Information provided:
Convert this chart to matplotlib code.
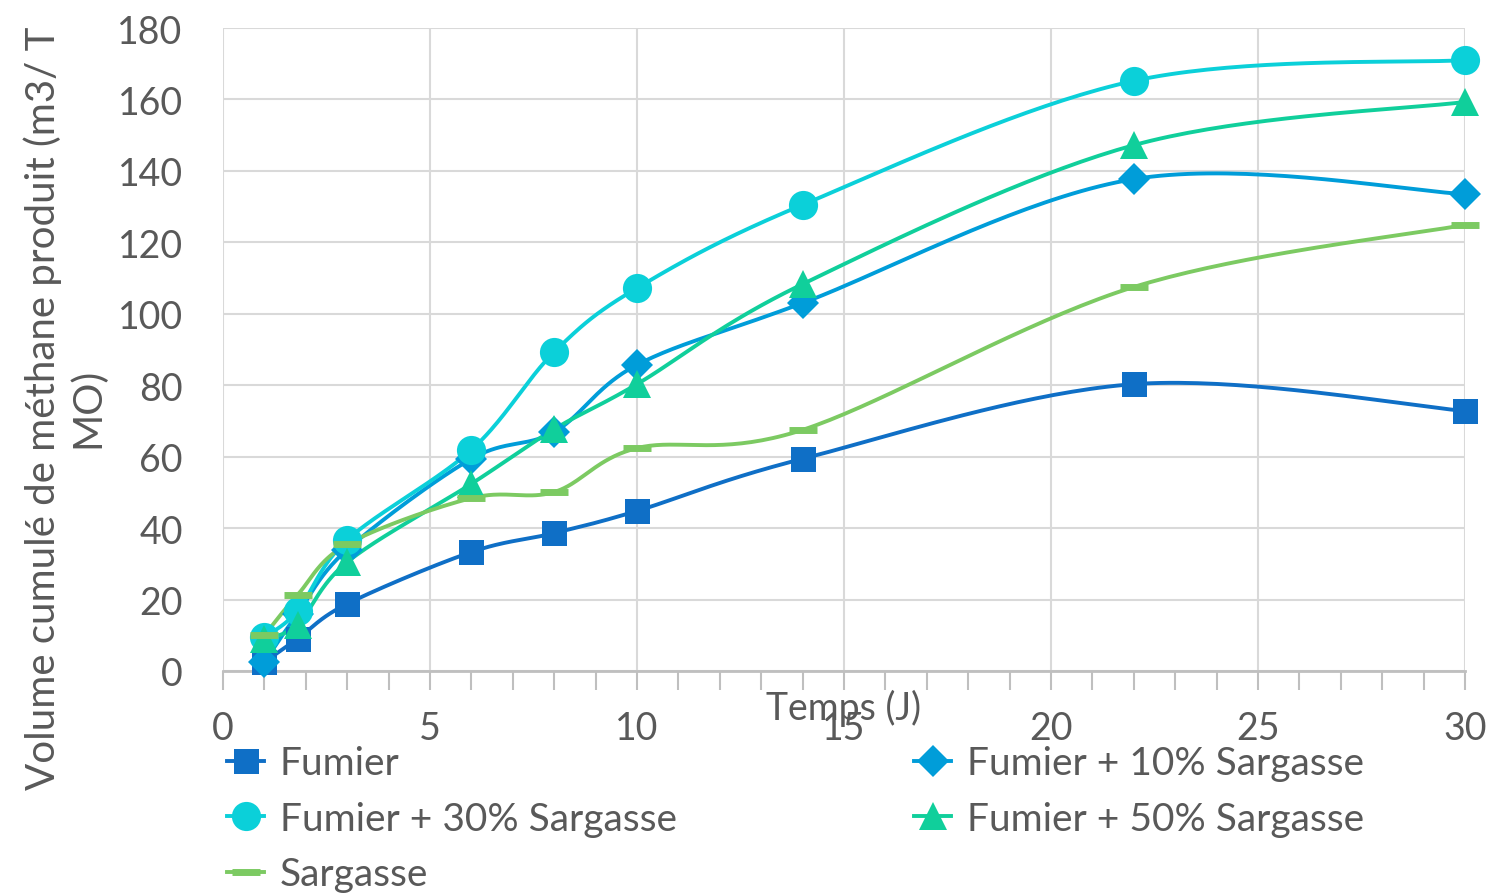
import matplotlib
matplotlib.use("Agg")
import matplotlib.pyplot as plt, numpy as np

plt.rcParams['font.family'] = ['Lato', 'DejaVu Sans']

jours = [1, 1.8, 3, 6, 8, 10, 14, 22, 30]

fumier = [2.5, 9, 18.8, 33.3, 38.6, 44.8, 59.4, 80.3, 72.8]
fumier_10 = [2.5, 16, 34, 59.4, 66.9, 85.7, 103, 137.7, 133.5]
fumier_30 = [9.5, 16.8, 36.7, 61.9, 89.3, 107.2, 130.5, 165.2, 171]
fumier_50 = [9, 13, 30.5, 52.4, 67.7, 80.3, 108.3, 147.2, 159.3]
sargasse = [10, 21.3, 35.5, 48.4, 50.1, 62.4, 67.5, 107.5, 124.9]

noms = ["Fumier", "Fumier + 10% Sargasse", "Fumier + 30% Sargasse",
        "Fumier + 50% Sargasse", "Sargasse"]
couleurs = ["#0F6FC6", "#009DD9", "#0BD0D9", "#10CF9B", "#7CCA62"]
marqueurs = ["s", "D", "o", "^", "_"]
tailles = [18, 16, 21, 20, 20]

gris = "#595959"


def lisse(x, y, n=40):
    '''courbe lissée façon Excel (bezier / catmull-rom)'''
    x = np.asarray(x, float); y = np.asarray(y, float)
    px = np.concatenate(([x[0]], x, [x[-1]]))
    py = np.concatenate(([y[0]], y, [y[-1]]))
    t = np.linspace(0, 1, n)[:, None]
    xs, ys = [], []
    for i in range(1, len(px) - 2):
        p0 = np.array([px[i], py[i]])
        p3 = np.array([px[i + 1], py[i + 1]])
        p1 = p0 + (p3 - np.array([px[i - 1], py[i - 1]])) / 6
        p2 = p3 - (np.array([px[i + 2], py[i + 2]]) - p0) / 6
        b = ((1 - t) ** 3) * p0 + 3 * ((1 - t) ** 2) * t * p1 + 3 * (1 - t) * t ** 2 * p2 + t ** 3 * p3
        xs.append(b[:, 0]); ys.append(b[:, 1])
    return np.concatenate(xs), np.concatenate(ys)


fig = plt.figure(figsize=(14.88, 8.95), dpi=100)
ax = fig.add_axes([223 / 1488, 1 - 672 / 895, (1465 - 223) / 1488, (672 - 29) / 895])

series = [fumier, fumier_10, fumier_30, fumier_50, sargasse]
poignees = []
for vals, nom, c, m, s in zip(series, noms, couleurs, marqueurs, tailles):
    xs, ys = lisse(jours, vals)
    ax.plot(xs, ys, color=c, lw=2.8, zorder=3)
    mew = 5 if m == "_" else 0
    ax.plot(jours, vals, ls="none", marker=m, ms=s, color=c, mec=c, mew=mew, zorder=4,
            clip_on=False)
    h, = ax.plot([], [], color=c, lw=2.8, marker=m, ms=s, mec=c, mew=mew)
    poignees.append(h)

ax.set_xlim(0, 30)
ax.set_ylim(0, 180)
ax.set_xticks(range(0, 31, 5))
ax.set_xticks(range(0, 31), minor=True)
ax.set_yticks(range(0, 181, 20))
ax.grid(True, color="#d9d9d9", lw=1.5)
ax.set_axisbelow(True)
for cote in ["left", "right", "top"]:
    ax.spines[cote].set_visible(False)
ax.spines["bottom"].set_color("#bfbfbf")
ax.spines["bottom"].set_linewidth(2)
ax.tick_params(axis="x", which="both", direction="out", length=14, width=1.5,
               color="#bfbfbf", labelsize=27, labelcolor=gris, pad=14)
ax.tick_params(axis="y", length=0, labelsize=27, labelcolor=gris, pad=29)

ax.set_xlabel("Temps (J)", fontsize=27, color=gris)
ax.xaxis.set_label_coords(0.5, -0.028)

fig.text(65 / 1488, 1 - 408 / 895, "Volume cumulé de méthane produit (m3/ T\nMO)",
         rotation=90, ha="center", va="center", ma="center", fontsize=29,
         color=gris, linespacing=1.2)

ordre = [0, 2, 4, 1, 3]
leg = fig.legend([poignees[i] for i in ordre], [noms[i] for i in ordre], ncol=2,
                 loc="upper left", bbox_to_anchor=(208 / 1488, 1 - 727 / 895),
                 frameon=False, fontsize=28, labelcolor=gris, handlelength=0.95,
                 handletextpad=0.4, columnspacing=6.1, labelspacing=0.5, borderpad=0)

fig.savefig("out.png", dpi=100)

Task to carry out:
Select the lines that carry the string "matplotlib" and copy them.

Reply to the task:
Convert this chart to matplotlib code.
import matplotlib
matplotlib.use("Agg")
import matplotlib.pyplot as plt, numpy as np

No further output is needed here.